Doing All I Can to Hide the Truth: Kerr Mercer’s “Terrified”

“Terrified” explores the complexities of self-doubt in relationships through intimate lyrics, blending warmth and vulnerability with an alt-pop sound crafted by Kerr Mercer.

The relationship in “Terrified” is, by every available measure, going well. The morning begins with an unprompted “I love you.” There’s a kiss before goodbyes. A call from the airport just to say they’ll be missed. Kerr Mercer catalogues all of it and arrives at the same place each time: certain he isn’t enough, certain the other person hasn’t figured that out yet.

The Glasgow eighteen-year-old wrote the song with Max Wolfgang, a co-writer on Olivia Dean’s album, at his mum’s house, and the domestic origin suits it. The alt-pop production has the warmth of something made close to home, polished enough to carry the emotional weight without flattening the intimacy. Mercer’s voice, soulful and controlled well beyond what a second-ever release might suggest, holds the vulnerability in the lyric without tipping into performance of it.

The chorus does what the best anxiety songs do: frame the fear as something the narrator is actively managing rather than overwhelmed by. “I’m doing all I can to hide the truth / that I’m so terrified I’m not enough for you” isn’t a breakdown. It’s a confession made in private, which is the only place this kind of fear tends to live.

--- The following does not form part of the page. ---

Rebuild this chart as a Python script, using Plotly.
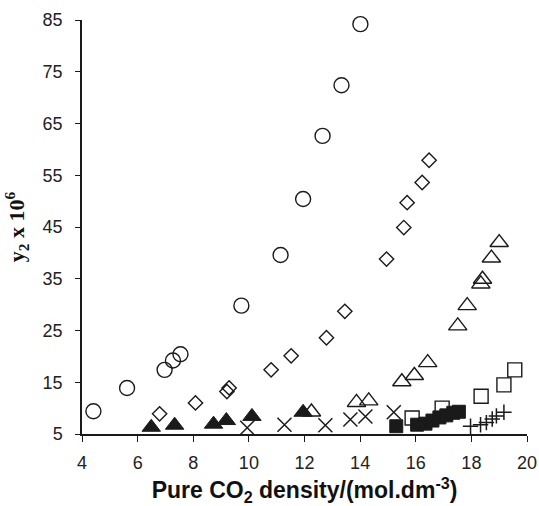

The bridge is where the song gets most precise: “I just find it so hard to believe / that you would ever be with / the man standing with you now.” That image, the narrator looking at himself from the outside, seeing what his partner apparently sees and failing to recognize it, is the clearest articulation of imposter syndrome as a love song. The evidence is all there. It just keeps arriving in a language he hasn’t learned to read yet.